McCarty, a former primary care doctor, shares Collop’s interest in seeing how PM performs in such a setting. “I think that’s where the future of sleep medicine is heading. We will partner with our primary care colleagues to make sure that appropriate people are being sent for these kinds of tests.” Still, he concedes, it needs to be done in a thoughtful way to ensure the patient is managed right. “The bottom line is you want people to get on the right treatment. You don’t want to give treatments to people who don’t need them, and you don’t want to miss an opportunity to intervene on something important.”


And finding ways to simplify PM to diagnose OSA may be part of the answer to the question of how PM can be used in a primary care setting.
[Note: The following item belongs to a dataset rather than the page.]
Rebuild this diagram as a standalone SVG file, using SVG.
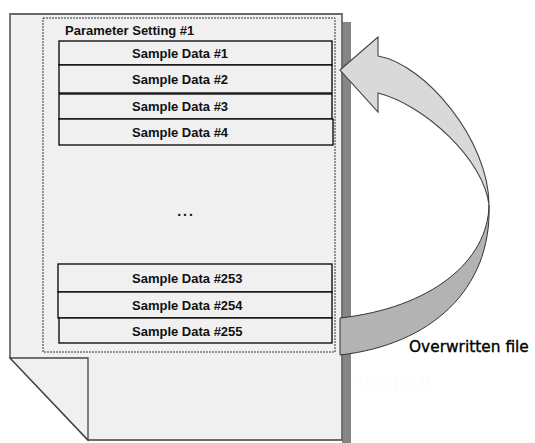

McCarty was struck this year by an Australian study conducted by Rofail et al, looking at the utility of a type 4, single-channel nasal airflow device using a pressure transducer at home in patients with suspected OSA in a primary care setting.4

“I thought it was compelling that it seemed to stack up pretty well with in-lab polysomnograms; and if anything, it seemed to overestimate the severity of the patient’s respiratory disturbance index compared with the apnea/hypopnea index, suggesting that it’s not going to be as likely to miss apneas,” he says. “It’s a simple device. It can potentially be used in the right kind of environment in a primary care setting,” he adds.

McCarty would like to see investigators continue to look into these simpler portable monitoring options to figure out what, technologically, is the simplest device sleep professionals can use while still providing useful information. The single-channel airflow nasal pressure transducer is one example. “That’s pretty darn simple. You put the thing in your nose and you turn it on,” he says.


At the end of the day, what sleep professionals should take away from the research on PM over the last couple of years is that the issue is not as straightforward as to whether home sleep testing should be done. The question has many more pieces and leaves many forks in the road ahead for researchers to follow.

Alison Werner is associate editor for Sleep Review. She can be reached at [email protected].

  1. Tonelli de Oliveira A, Martinez D, Vasconcelos L, et al. Diagnosis of obstructive sleep apnea syndrome and its outcomes with home portable monitoring. Chest. 2009;135:330-336.
  2. Santos-Silva R, Sartori DE, Truksinas V, et al. Validation of a portable monitoring system for the diagnosis of obstructive sleep apnea syndrome. Sleep. 2009;32:629-636.
  3. Skomro RP, Gjevre J, Reid J, et al. Outcomes of home-based diagnosis and treatment of obstructive sleep apnea. Chest. 2010;138:257-263.
  4. Rofail LM, Wong KK, Unger G, Marks GB, Grunstein RR. The utility of single-channel nasal airflow pressure transducer in the diagnosis of OSA at home. Sleep. 2010;33:1097-1105.